La démocratie est ici entendue comme le fait d’accorder un prix élevé et égal à toutes les vies humaines,et donc aux conditions qui permettent l’accès à une « vie bonne » pour tous : droit,institutions politiques et sociales (école,protection sociale,fiscalité,justice). Ces conditions doivent être imposées,par les luttes politiques et sociales,au capitalisme. Ou plutôt,elles doivent être assignées comme objectifs aux capitalistes.

Dévaluation des existences

L’auteur explique très simplement et pédagogiquement cette dialectique apparemment paradoxale,en montrant par exemple comment le marché ne peut fonctionner sans les prix ni le crédit (qu’il appelle la « mémoire des prix »),comment cette mémoire ne peut exister que si une institution publique en garantit la persistance,et pourquoi cette institution doit être démocratique pour assurer l’égalité de tous face au marché. Et c’est précisément parce qu’elles n’ont pas,ou parce qu’elles ont détruit,ces moteurs du capitalisme,que la Russie postsoviétique ou la Chine postmaoïste n’ont pas créé les institutions démocratiques qui donnent à la vie humaine un prix élevé et égal pour tous.

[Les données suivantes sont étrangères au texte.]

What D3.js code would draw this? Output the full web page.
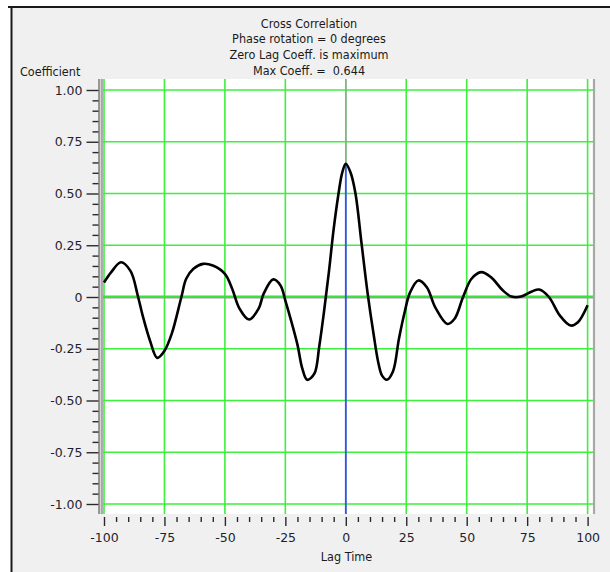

La crise de la démocratie en Occident,quant à elle,est née du fait qu’à partir de la fin des années 1970 le capitalisme a été progressivement livré à lui-même,au nom d’une plus grande efficacité… et au bénéfice d’une étroite minorité sociopolitique. Le capitalisme débridé a fait exploser les inégalités (dans les nations comme entre les nations),a miné les institutions qui assuraient la redistribution et la protection sociale,et ouvert la voie aux idéologies qui,précisément,n’accordent pas le même prix à toutes les vies. « Pour reprendre la route qui avait longtemps été la leur,nos démocraties n’ont pas le choix : il leur faut à nouveau tracer par la loi,par l’action de l’Etat et par une pression sociale toujours plus affirmée le chemin sur lequel le capitalisme les fera avancer. » Car,ajoute-t-il,« le capitalisme nous sera encore utile,pourvu que nous sachions où nous voulons aller ».